日本旅館の対極にあるホテルの機能分化
ホテルのバー・ラウンジほどビジネスに重宝する空間も珍しい。高級感とゆとりがあり、ゆっくりと話ができる。
この仕組み・空間は西洋人が考えた“傑作”と言えるかもしれない。西洋生まれのホテルは空間の機能分化が図られている。チェックイン・アウトを行うレセプションとロビー・エリア、食事をするダイニング、食事の前後などに飲料と会話を楽しむバーやラウンジ……といった具合に、目的によって機能、空間が分かれている。
一方、日本旅館は大・中規模であればこれに近いケースも多いが、小規模の高級旅館はそうではない。チェックイン・アウト、食事も客室で行われ、酒を飲んだりくつろいだりするのも客室の中、ということがほとんどだ。「離れ」だと一層その傾向が強まるだろう。

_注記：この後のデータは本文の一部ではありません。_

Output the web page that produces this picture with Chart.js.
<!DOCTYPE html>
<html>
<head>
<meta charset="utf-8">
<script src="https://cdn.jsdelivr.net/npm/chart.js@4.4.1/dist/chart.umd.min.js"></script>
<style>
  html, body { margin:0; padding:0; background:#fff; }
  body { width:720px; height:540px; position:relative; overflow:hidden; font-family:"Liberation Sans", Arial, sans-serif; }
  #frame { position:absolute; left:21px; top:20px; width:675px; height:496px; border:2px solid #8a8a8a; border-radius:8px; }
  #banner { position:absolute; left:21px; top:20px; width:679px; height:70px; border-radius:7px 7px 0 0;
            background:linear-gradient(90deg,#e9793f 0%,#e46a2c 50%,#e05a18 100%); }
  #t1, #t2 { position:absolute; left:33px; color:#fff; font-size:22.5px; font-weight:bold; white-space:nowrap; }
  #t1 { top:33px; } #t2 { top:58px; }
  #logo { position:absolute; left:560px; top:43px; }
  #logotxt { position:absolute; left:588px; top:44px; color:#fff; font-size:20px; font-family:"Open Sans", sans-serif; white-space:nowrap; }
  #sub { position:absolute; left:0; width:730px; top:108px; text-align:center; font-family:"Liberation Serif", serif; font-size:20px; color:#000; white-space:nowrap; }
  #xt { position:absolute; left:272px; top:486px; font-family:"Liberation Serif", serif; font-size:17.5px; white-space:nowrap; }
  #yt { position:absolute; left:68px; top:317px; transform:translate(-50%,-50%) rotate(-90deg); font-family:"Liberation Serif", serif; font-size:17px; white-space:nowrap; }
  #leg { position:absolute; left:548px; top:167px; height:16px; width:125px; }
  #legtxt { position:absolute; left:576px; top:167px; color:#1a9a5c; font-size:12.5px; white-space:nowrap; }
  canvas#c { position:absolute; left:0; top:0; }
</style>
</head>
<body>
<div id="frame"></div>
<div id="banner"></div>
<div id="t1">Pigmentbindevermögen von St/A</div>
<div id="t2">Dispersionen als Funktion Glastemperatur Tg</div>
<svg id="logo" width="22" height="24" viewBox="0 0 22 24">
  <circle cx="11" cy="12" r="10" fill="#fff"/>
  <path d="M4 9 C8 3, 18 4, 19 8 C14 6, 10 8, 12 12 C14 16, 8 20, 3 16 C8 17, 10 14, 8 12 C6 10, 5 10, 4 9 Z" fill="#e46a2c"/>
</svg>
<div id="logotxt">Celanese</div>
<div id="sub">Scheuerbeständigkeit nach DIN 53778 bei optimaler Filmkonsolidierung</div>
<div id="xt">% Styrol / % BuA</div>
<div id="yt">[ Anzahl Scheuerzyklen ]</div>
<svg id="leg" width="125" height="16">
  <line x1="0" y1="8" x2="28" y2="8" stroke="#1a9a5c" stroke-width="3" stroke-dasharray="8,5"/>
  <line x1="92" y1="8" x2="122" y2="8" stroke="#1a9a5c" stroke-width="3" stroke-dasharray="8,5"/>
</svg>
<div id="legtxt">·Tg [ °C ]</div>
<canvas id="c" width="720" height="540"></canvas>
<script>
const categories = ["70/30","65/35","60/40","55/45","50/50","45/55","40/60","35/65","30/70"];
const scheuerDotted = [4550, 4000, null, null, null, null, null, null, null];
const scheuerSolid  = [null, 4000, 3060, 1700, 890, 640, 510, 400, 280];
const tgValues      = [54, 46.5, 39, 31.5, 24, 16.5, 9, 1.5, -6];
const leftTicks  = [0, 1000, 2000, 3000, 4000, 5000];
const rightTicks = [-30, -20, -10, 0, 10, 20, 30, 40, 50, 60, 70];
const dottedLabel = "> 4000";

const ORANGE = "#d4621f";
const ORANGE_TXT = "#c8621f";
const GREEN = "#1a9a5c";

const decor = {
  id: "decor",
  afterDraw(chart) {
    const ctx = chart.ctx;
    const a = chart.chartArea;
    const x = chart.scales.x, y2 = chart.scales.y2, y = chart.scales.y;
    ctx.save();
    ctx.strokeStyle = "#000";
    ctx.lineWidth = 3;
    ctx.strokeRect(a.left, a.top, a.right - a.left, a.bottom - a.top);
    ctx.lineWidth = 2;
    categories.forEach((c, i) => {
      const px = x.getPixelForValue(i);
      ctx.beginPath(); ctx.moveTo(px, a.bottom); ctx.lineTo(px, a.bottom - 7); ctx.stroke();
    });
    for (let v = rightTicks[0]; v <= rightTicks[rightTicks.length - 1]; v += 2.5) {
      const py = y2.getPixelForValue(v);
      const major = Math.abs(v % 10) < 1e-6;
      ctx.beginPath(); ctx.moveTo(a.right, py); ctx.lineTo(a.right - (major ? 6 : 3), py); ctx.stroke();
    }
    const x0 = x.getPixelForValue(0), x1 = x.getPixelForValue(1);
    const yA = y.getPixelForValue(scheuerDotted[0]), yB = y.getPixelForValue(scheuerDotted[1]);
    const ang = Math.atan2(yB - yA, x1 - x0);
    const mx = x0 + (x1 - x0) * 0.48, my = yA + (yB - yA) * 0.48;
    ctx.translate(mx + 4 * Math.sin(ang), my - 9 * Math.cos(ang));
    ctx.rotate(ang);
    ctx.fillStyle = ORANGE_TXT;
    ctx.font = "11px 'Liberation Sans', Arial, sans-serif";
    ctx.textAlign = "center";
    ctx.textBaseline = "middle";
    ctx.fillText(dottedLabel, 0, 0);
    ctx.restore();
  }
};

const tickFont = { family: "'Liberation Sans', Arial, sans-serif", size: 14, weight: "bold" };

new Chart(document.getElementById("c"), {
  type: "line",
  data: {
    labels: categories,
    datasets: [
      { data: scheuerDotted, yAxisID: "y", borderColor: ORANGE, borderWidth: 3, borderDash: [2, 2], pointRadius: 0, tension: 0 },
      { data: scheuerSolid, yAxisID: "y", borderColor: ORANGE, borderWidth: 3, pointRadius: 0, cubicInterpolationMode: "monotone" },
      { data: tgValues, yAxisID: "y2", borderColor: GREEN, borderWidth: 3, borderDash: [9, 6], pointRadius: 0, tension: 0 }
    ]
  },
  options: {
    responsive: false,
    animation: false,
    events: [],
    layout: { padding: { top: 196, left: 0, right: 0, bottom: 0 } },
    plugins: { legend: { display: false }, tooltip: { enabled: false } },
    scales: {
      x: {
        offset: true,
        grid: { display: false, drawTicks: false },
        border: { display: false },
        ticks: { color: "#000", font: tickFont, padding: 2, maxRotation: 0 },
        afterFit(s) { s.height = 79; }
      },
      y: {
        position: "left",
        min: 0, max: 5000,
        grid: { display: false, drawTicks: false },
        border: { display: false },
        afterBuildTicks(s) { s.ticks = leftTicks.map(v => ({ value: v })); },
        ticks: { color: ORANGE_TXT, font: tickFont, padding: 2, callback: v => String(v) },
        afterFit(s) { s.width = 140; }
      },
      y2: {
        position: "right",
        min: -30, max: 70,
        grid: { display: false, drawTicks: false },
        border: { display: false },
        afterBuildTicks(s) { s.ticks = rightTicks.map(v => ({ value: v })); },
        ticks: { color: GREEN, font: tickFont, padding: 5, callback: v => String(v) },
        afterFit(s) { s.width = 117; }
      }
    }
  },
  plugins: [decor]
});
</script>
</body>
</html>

もしかすると日本人は、目的によって空間を使い分けることが苦手なのかもしれない。しかし、ビジネスでこの空間の使い分けを活用すれば、商談や接待(妻の接待も含む)にも複層的なハイ・グレード感が生まれてくることは間違いない。
ロビー、ラウンジ、バーの違いとは?
ロビーとラウンジの変遷を見てみよう。ロビーとは元来、文字通りパブリック・スペース的な場所であって、待ち合わせだけではなく、ゆっくり話をしたりできる場所だったようだ。ホテルオークラの特に旧本館(すでに閉館建替え中)はそうした機能と雰囲気を強く持っていた。飲料を取らなくても、つまり無料でも、使えるソファとテーブルが数多くあった。文机もある本当に余裕のある空間だった。
しかし、いまではこういうスペースの使い方は珍しくなり、ロビー空間の多くがロビーラウンジ的な、すなわち有料の飲料を注文しながら滞在する場所であることがほとんどだ。こうした現代に繋がる変化の流れを推進したのは、ヒルトンホテルズの創業者、コンラッド・ヒルトンだと言われている。

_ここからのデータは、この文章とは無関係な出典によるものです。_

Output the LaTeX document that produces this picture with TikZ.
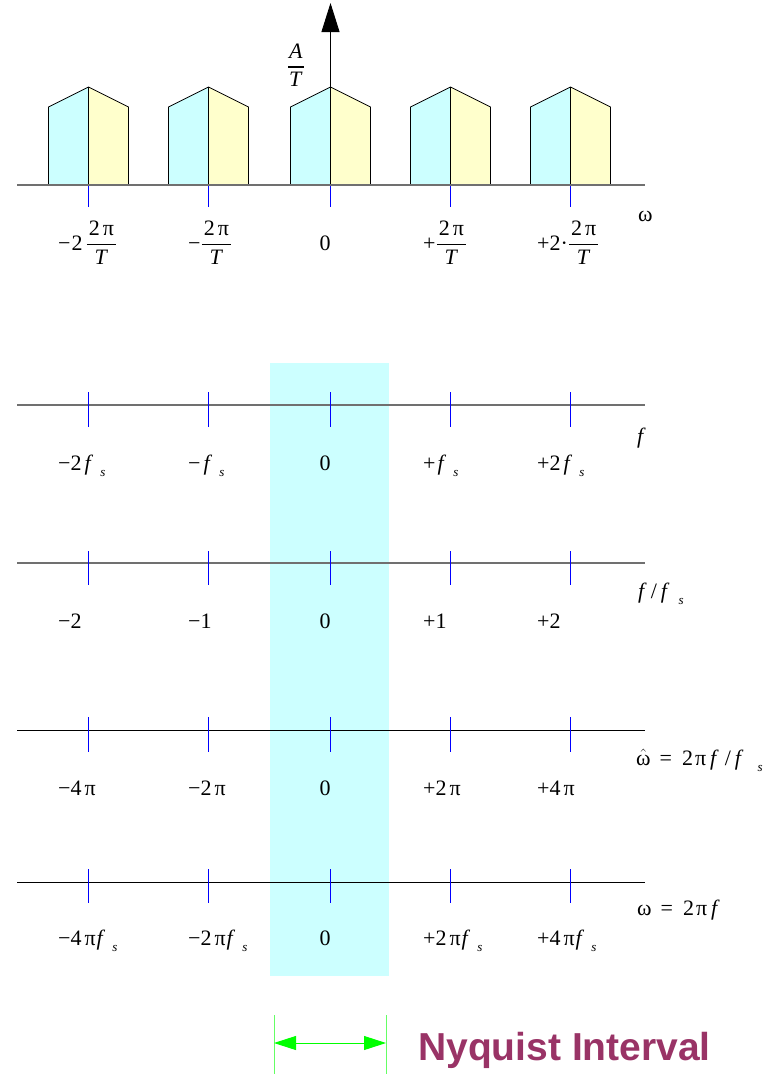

ヒルトンは、パブリック・スペースから無料で使える空間をなるべく少なくし、できるだけ“床”から収益が上がるようにしていった。ソファやテーブルの多くは料飲施設のラウンジとし、ロビーの周辺に店舗を配置していく、という考え方だ。これが多くの現代型ホテルの模範となった。若干の寂しさも感じる変化だが、ホテル・マネジメントの考え方としては非常に的を得ている。

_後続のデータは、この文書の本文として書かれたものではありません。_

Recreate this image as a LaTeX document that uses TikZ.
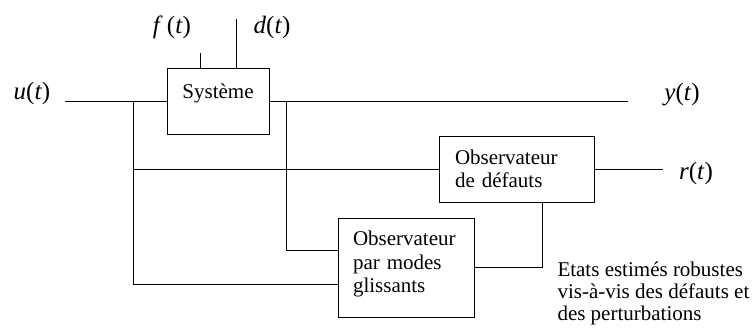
\documentclass[tikz,border=0pt]{standalone}
\usepackage{fontspec}
\setmainfont{Liberation Serif}
\begin{document}
\begin{tikzpicture}[x=1pt,y=-1pt,line width=1pt,
  box/.style={draw,line width=1pt,inner sep=0pt,font=\fontsize{21}{23.5}\selectfont},
  mlbl/.style={font=\fontsize{25}{29}\selectfont,inner sep=0pt},
  txt/.style={font=\fontsize{21}{21.8}\selectfont,align=left,inner sep=0pt}]
\useasboundingbox (0,0) rectangle (755,327);

% blocks
\node[box,minimum width=102pt,minimum height=66pt,align=center] (sys) at (218,101) {Système\\[-3pt]\mbox{}};
\node[box,minimum width=155pt,minimum height=66pt,text width=123pt,inner xsep=16pt,align=left] (obs1) at (516.5,169) {Observateur\\de défauts};
\node[box,minimum width=136pt,minimum height=99pt,text width=106pt,inner xsep=15pt,align=left] (obs2) at (406,267.5) {Observateur\\par modes\\glissants\\[-12.5pt]\mbox{}};

% labels
\node[mlbl] (u) at (32,93) {\textit{u}(\textit{t})};
\node[mlbl] (f) at (172,27) {\textit{f}\,(\textit{t})};
\node[mlbl] (d) at (272,27) {\textit{d}(\textit{t})};
\node[mlbl] (y) at (682,95) {\textit{y}(\textit{t})};
\node[mlbl] (r) at (696,173) {\textit{r}(\textit{t})};
\node[txt,anchor=west] (etat) at (557,293.5) {Etats estimés robustes\\vis-à-vis des défauts et\\des perturbations};

% coordinates
\coordinate (uin) at (65,101);
\coordinate (yout) at (628,101);
\coordinate (ftop) at (200.7,53);
\coordinate (dtop) at (236,19);
\coordinate (b1) at (133,101);
\coordinate (b1low) at (133,284);
\coordinate (b2) at (286,101);
\coordinate (b2low) at (286,250.5);
\coordinate (k) at (542.7,267.5);
\coordinate (rout) at (663,169);

% wires
\draw (uin) -- (sys.west);
\draw (sys.east) -- (yout);
\draw (ftop) -- (ftop |- sys.north);
\draw (dtop) -- (dtop |- sys.north);
\draw (b1) -- (b1low) -- (b1low -| obs2.west);
\draw (b1 |- obs1.west) -- (obs1.west);
\draw (b2) -- (b2low) -- (b2low -| obs2.west);
\draw (obs2.east) -- (k) -- (k |- obs1.south);
\draw (obs1.east) -- (rout);
\end{tikzpicture}
\end{document}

ラウンジが飲料とともにソファとテーブルでゆったりくつろぐ場所の意味合いが強い一方で、バーはBAR(棒)の文字の通り、カウンター中心の飲料を楽しむ施設だった。しかし近年、その差は曖昧になってきている。提供される飲料や料理も多種多様になり、レストランとバー、ラウンジの兼用のような施設も多くなってきている。だが、バーらしいバー、ラウンジらしいラウンジもまだまだ健在である。